C'era da tuffarisi nell'acqua sporca e raccoglierle una alla volta. Quei ragazzi fecero la loro parte. Pioveva e ci dovevamo buttare nel fiumiciattolo. Una fatica indescrivibile. Raccattammo una cinquantina di barattoli; poi, esausti, lasciammo il copioso resto dov'era caduto. Si caricarò il pescato sul carretto del Pescini e infilammo via Morin verso il Fiumetto.
Era già notte. Detti la carabina a uno dei ragazzi con l'ordine di sparare al mio segnale e io tiravo il mezzo con le scatolette dentro. Fischiavo in continuazione il segnale dei partigiani che era quello del ritornello "Siamo ricchi e poveri" nella speranza di avere una risposta. Nulla. Decisi di farla finita. Bussai alla porta di una villetta.
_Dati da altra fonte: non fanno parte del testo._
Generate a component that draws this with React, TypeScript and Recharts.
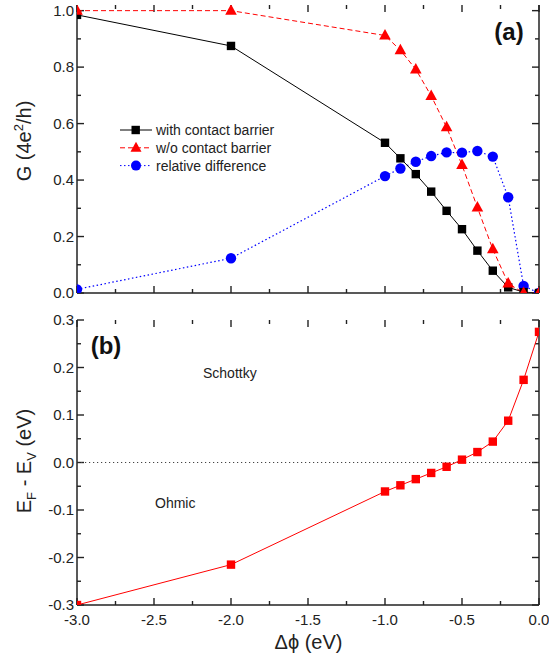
import React from 'react';
import { LineChart, Line, XAxis, YAxis, ReferenceLine, Customized } from 'recharts';

// x positions (work function shift, eV)
const dphi = [-3, -2, -1, -0.9, -0.8, -0.7, -0.6, -0.5, -0.4, -0.3, -0.2, -0.1, 0];

// panel (a): conductance in units of 4e^2/h
const withBarrier = [0.985, 0.875, 0.532, 0.477, 0.421, 0.359, 0.291, 0.226, 0.15, 0.079, 0.02, 0.003, 0];
const withoutBarrier = [1.0, 1.0, 0.912, 0.86, 0.792, 0.698, 0.587, 0.453, 0.303, 0.155, 0.034, 0, 0];
const relDiff = [0.013, 0.123, 0.414, 0.441, 0.465, 0.485, 0.498, 0.497, 0.503, 0.483, 0.339, 0.025, 0];

// panel (b): E_F - E_V (eV)
const efMinusEv = [-0.3, -0.215, -0.061, -0.048, -0.035, -0.022, -0.009, 0.006, 0.022, 0.044, 0.088, 0.174, 0.275];

const xTicks = [-3, -2.75, -2.5, -2.25, -2, -1.75, -1.5, -1.25, -1, -0.75, -0.5, -0.25, 0];
const gTicks = [0, 0.1, 0.2, 0.3, 0.4, 0.5, 0.6, 0.7, 0.8, 0.9, 1.0];
const eTicks = [-0.3, -0.25, -0.2, -0.15, -0.1, -0.05, 0, 0.05, 0.1, 0.15, 0.2, 0.25, 0.3];

const X_DOMAIN: [number, number] = [-3, 0];
const G_DOMAIN: [number, number] = [0, 1.02];
const E_DOMAIN: [number, number] = [-0.3, 0.3];

const topData = dphi.map((x, i) => ({ x, w: withBarrier[i], wo: withoutBarrier[i], rd: relDiff[i] }));
const bottomData = dphi.map((x, i) => ({ x, e: efMinusEv[i] }));

const FONT = '"Liberation Sans", Arial, Helvetica, sans-serif';
const AXIS = '#222';
const axisLine = { stroke: AXIS, strokeWidth: 1.5 };

// plot box of each panel, in its own svg (set by the margins / axis sizes below)
const W = 549;
const LEFT = 77;
const RIGHT_W = 10;
const TOP_BOX = { top: 5, bottom: 293 };
const BOT_BOX = { top: 20, bottom: 305 };

const multipleOf = (step: number) => (v: number) => Math.abs(v / step - Math.round(v / step)) < 1e-6;

// labels only on the major ticks; tick marks drawn separately (inward)
const xLabel = (props: any) => {
  const { x, y, payload } = props;
  if (!multipleOf(0.5)(payload.value)) return <g />;
  return <text x={x} y={y + 20} textAnchor="middle" fontSize={15} fill="#222" fontFamily={FONT}>{payload.value.toFixed(1)}</text>;
};
const yLabel = (step: number) => (props: any) => {
  const { x, y, payload } = props;
  if (!multipleOf(step)(payload.value)) return <g />;
  return <text x={x - 3} y={y + 5.3} textAnchor="end" fontSize={15} fill="#222" fontFamily={FONT}>{payload.value.toFixed(1)}</text>;
};
const noLabel = () => <g />;

// inward tick marks on all four sides of a panel
const Frame = ({ box, yTicks, yDomain, yMajor }: any) => {
  const x0 = LEFT, x1 = W - RIGHT_W;
  const sx = (v: number) => x0 + ((v - X_DOMAIN[0]) / (X_DOMAIN[1] - X_DOMAIN[0])) * (x1 - x0);
  const sy = (v: number) => box.bottom - ((v - yDomain[0]) / (yDomain[1] - yDomain[0])) * (box.bottom - box.top);
  const xMajor = multipleOf(0.5);
  const lines: any[] = [];
  xTicks.forEach((v, i) => {
    const len = xMajor(v) ? 7 : 4;
    const px = sx(v);
    lines.push(<line key={`xb${i}`} x1={px} x2={px} y1={box.bottom} y2={box.bottom - len} />);
    lines.push(<line key={`xt${i}`} x1={px} x2={px} y1={box.top} y2={box.top + len} />);
  });
  yTicks.forEach((v: number, i: number) => {
    const len = yMajor(v) ? 7 : 4;
    const py = sy(v);
    lines.push(<line key={`yl${i}`} x1={x0} x2={x0 + len} y1={py} y2={py} />);
    lines.push(<line key={`yr${i}`} x1={x1} x2={x1 - len} y1={py} y2={py} />);
  });
  return <g stroke={AXIS} strokeWidth={1.4}>{lines}</g>;
};

const squareDot = (color: string) => (p: any) =>
  <rect key={`s-${p.index}`} x={p.cx - 4.2} y={p.cy - 4.2} width={8.4} height={8.4} fill={color} />;
const triDot = (p: any) =>
  <polygon key={`t-${p.index}`} points={`${p.cx},${p.cy - 6.5} ${p.cx - 5.8},${p.cy + 4} ${p.cx + 5.8},${p.cy + 4}`} fill="#ff0000" />;
const circleDot = (p: any) =>
  <circle key={`c-${p.index}`} cx={p.cx} cy={p.cy} r={5.2} fill="#0000ff" />;

const legendItems = [
  { name: 'with contact barrier', color: '#000', dash: undefined, mark: 'square' },
  { name: 'w/o contact barrier', color: '#ff0000', dash: '5 3', mark: 'tri' },
  { name: 'relative difference', color: '#0000ff', dash: '1.5 2.5', mark: 'circle' },
];

const TopDecor = () => (
  <g fontFamily={FONT}>
    <Frame box={TOP_BOX} yTicks={gTicks} yDomain={G_DOMAIN} yMajor={multipleOf(0.2)} />
    <text x={31} y={141} transform="rotate(-90, 31, 141)" textAnchor="middle" fontSize={20} fill="#222">
      G (4e<tspan fontSize={13} dy={-8}>2</tspan><tspan dy={8}>/h)</tspan>
    </text>
    <text x={509} y={40} textAnchor="middle" fontSize={24} fontWeight="bold" fill="#111">(a)</text>
    {legendItems.map((it, i) => {
      const y = 130 + i * 17.8;
      return (
        <g key={it.name}>
          <line x1={120} x2={152} y1={y} y2={y} stroke={it.color} strokeWidth={1} strokeDasharray={it.dash} />
          {it.mark === 'square' && <rect x={131.5} y={y - 4.2} width={8.4} height={8.4} fill={it.color} />}
          {it.mark === 'tri' && <polygon points={`136,${y - 6} 130.5,${y + 4} 141.5,${y + 4}`} fill={it.color} />}
          {it.mark === 'circle' && <circle cx={136} cy={y} r={5} fill={it.color} />}
          <text x={156} y={y + 5} fontSize={14} fill="#222">{it.name}</text>
        </g>
      );
    })}
  </g>
);

const BottomDecor = () => (
  <g fontFamily={FONT}>
    <Frame box={BOT_BOX} yTicks={eTicks} yDomain={E_DOMAIN} yMajor={multipleOf(0.1)} />
    <text x={31} y={161} transform="rotate(-90, 31, 161)" textAnchor="middle" fontSize={20} fill="#222">
      E<tspan fontSize={13} dy={5}>F</tspan><tspan dy={-5}> - E</tspan><tspan fontSize={13} dy={5}>V</tspan><tspan dy={-5}> (eV)</tspan>
    </text>
    <text x={106} y={54} textAnchor="middle" fontSize={24} fontWeight="bold" fill="#111">(b)</text>
    <text x={203} y={78} fontSize={14} fill="#222">Schottky</text>
    <text x={155} y={208} fontSize={14} fill="#222">Ohmic</text>
    <text x={308.5} y={349} textAnchor="middle" fontSize={20} fill="#222">Δϕ (eV)</text>
  </g>
);

const axisCommon = { axisLine, tickLine: false, tickSize: 0, tickMargin: 0, interval: 0 as const, allowDataOverflow: true };

export default function App() {
  return (
    <div style={{ position: 'absolute', left: 0, top: 0, width: 549, height: 663, background: '#fff', fontFamily: FONT }}>
      <div style={{ position: 'absolute', left: 0, top: 0 }}>
        <LineChart width={W} height={300} data={topData} margin={{ top: TOP_BOX.top, right: 0, bottom: 0, left: 0 }}>
          <XAxis xAxisId="b" dataKey="x" type="number" domain={X_DOMAIN} ticks={xTicks} height={300 - TOP_BOX.bottom} tick={noLabel} {...axisCommon} />
          <XAxis xAxisId="t" orientation="top" dataKey="x" type="number" domain={X_DOMAIN} ticks={xTicks} height={0} tick={noLabel} {...axisCommon} />
          <YAxis yAxisId="l" type="number" domain={G_DOMAIN} ticks={gTicks} width={LEFT} tick={yLabel(0.2)} {...axisCommon} />
          <YAxis yAxisId="r" orientation="right" type="number" domain={G_DOMAIN} ticks={gTicks} width={RIGHT_W} tick={noLabel} {...axisCommon} />
          <Line xAxisId="b" yAxisId="l" dataKey="rd" stroke="#0000ff" strokeWidth={1.2} strokeDasharray="1.5 2.5"
            dot={circleDot} activeDot={false} isAnimationActive={false} />
          <Line xAxisId="b" yAxisId="l" dataKey="w" stroke="#000" strokeWidth={1} dot={squareDot('#000')}
            activeDot={false} isAnimationActive={false} />
          <Line xAxisId="b" yAxisId="l" dataKey="wo" stroke="#ff0000" strokeWidth={1} strokeDasharray="5 3"
            dot={triDot} activeDot={false} isAnimationActive={false} />
          <Customized component={TopDecor} />
        </LineChart>
      </div>
      <div style={{ position: 'absolute', left: 0, top: 300 }}>
        <LineChart width={W} height={363} data={bottomData} margin={{ top: BOT_BOX.top, right: 0, bottom: 0, left: 0 }}>
          <XAxis xAxisId="b" dataKey="x" type="number" domain={X_DOMAIN} ticks={xTicks} height={363 - BOT_BOX.bottom} tick={xLabel} {...axisCommon} />
          <XAxis xAxisId="t" orientation="top" dataKey="x" type="number" domain={X_DOMAIN} ticks={xTicks} height={0} tick={noLabel} {...axisCommon} />
          <YAxis yAxisId="l" type="number" domain={E_DOMAIN} ticks={eTicks} width={LEFT} tick={yLabel(0.1)} {...axisCommon} />
          <YAxis yAxisId="r" orientation="right" type="number" domain={E_DOMAIN} ticks={eTicks} width={RIGHT_W} tick={noLabel} {...axisCommon} />
          <ReferenceLine xAxisId="b" yAxisId="l" y={0} stroke="#444" strokeWidth={1.2} strokeDasharray="1.2 2.8" />
          <Line xAxisId="b" yAxisId="l" dataKey="e" stroke="#ff0000" strokeWidth={1} dot={squareDot('#ff0000')}
            activeDot={false} isAnimationActive={false} />
          <Customized component={BottomDecor} />
        </LineChart>
      </div>
    </div>
  );
}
Mi aprì Narciso Puliti ma, quando mi vide armato e con l'elmetto della Marina militare in testa, richiuse subito. Gridai: Narci', non fare lo scemo, apri, sono il Giannelli.
Riaprì, mi fece entrare, mi preparò un caffè e una brandina, salutai quei ragazzi e mi misi a dormire. La giornata di gloria si concluse così. Una settimana dopo ero a letto con la brochite. Mi curava il prof. Doemico Beggi con delle punture fatte con la pallina dell'uovo. Le farmacie erano ancora chiuse. Ringrazo gli "Amici" fortemarmini che non si sono fatti vivi leggendo i racconti della salvezza del loro paese dalle bombe americane. Oppure si vede che la parola liberazione non interessa, salvo pochi.